Gänge an die Grenze
Autor: Christian Dijkstal
Bad Kissingen, Montag, 14. Januar 2013
Es ist schon eine lange Tradition, dass im Kissinger Winterzauber ausgesuchte Nachwuchskünstler aus der Region eine Bühne finden. Die 18-jährige Samira Spiegel hatte für ihr Winterzauber-Debüt ein ehrgeizig-anspruchsvolles Programm zusammen gestellt - in dreifacher Hinsicht: technisch schwierig, stilistisch differenziert und lang.
Mit diesen geballten Ansprüchen geriet die junge Pianistin in der Matinée an ihre Grenzen, gelegentlich auch weiter. Wer ein Nachwuchskonzert hört, erwartet keinen fertigen Star. Allerdings schmerzt es, wenn ein ambitionierter, fleißiger, mit guten pianistischen Fähigkeiten ausgestatteter junger Mensch sich überfordert.
Schön gestaltet, weich gehalten war die Barcarole Fis-dur von Chopin: Verträumt klang die Melodie zum regelmäßigen Wellen- und Ruderschlag. Samira Spiegel legte, auch in klanglich intensiven Passagen, nicht zu viel Kraft in ihr Spiel. Das ließ ahnen, dass das Konzert keine der üblich gewordenen "Lauter-Schneller-Pompöser"-Paraden werden würde. Ein Pluspunkt.
In Beethovens "Les-Adieux"-Sonate vermisste man eine klare Gestaltung. Flach wirkte sie, kühl, ihre Brüche ungelenk kantig. Der eine oder andere Ton ging in die Irre oder verloren. Die Sonate wollte keine Kontur bekommen.

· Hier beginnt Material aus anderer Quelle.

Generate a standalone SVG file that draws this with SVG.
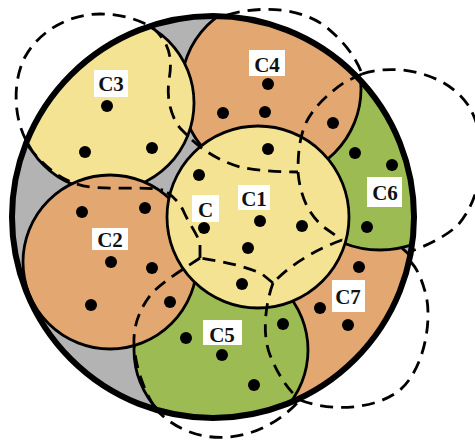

In Prokofjews Sonate Nr. 3 a-moll war zu hören, dass die Hände auch kräftig zupacken können, ohne ins Brutale abzugleiten. Die Gegenüberstellung herber, von stereotypen Figuren geprägter Abschnitte und lyrischer Passagen überraschte, wenn auch nicht immer deutlich wurde, was die Aussage sein sollte. Faszinierend jedenfalls war es, wie die junge Spielerin sich den Herausforderungen des Werkes stellte. Auch bei Liszts Fantasie und Fuge über B-A-C-H. Die große Klangkraft kam hier oft aus dem Gebrauch des rechten Pedals, was nicht immer zum Vorteil der Klarheit war. Am schönsten waren Debussys acht Préludes, weil sie am abwechslungsreichsten waren, wenn auch farblich relativ ähnlich; hier hatte man eher Vergnügen an der Wiedergabe der Formen. Der 2. Ungarischen Rhap sodie von Liszt hätte es nicht mehr bedurft. Es blieb der Eindruck, dass jemand mit seinem Können um jeden Preis beeindrucken wollte oder sollte. Fraglich, ob das musikalisch, pädagogisch, menschlich sinnvoll ist.
Eine Sache sei noch angemerkt: Die Pianistin hätte einen besser gestimmten Flügel verdient. Dessen Unsauberkeiten waren eine Zumutung.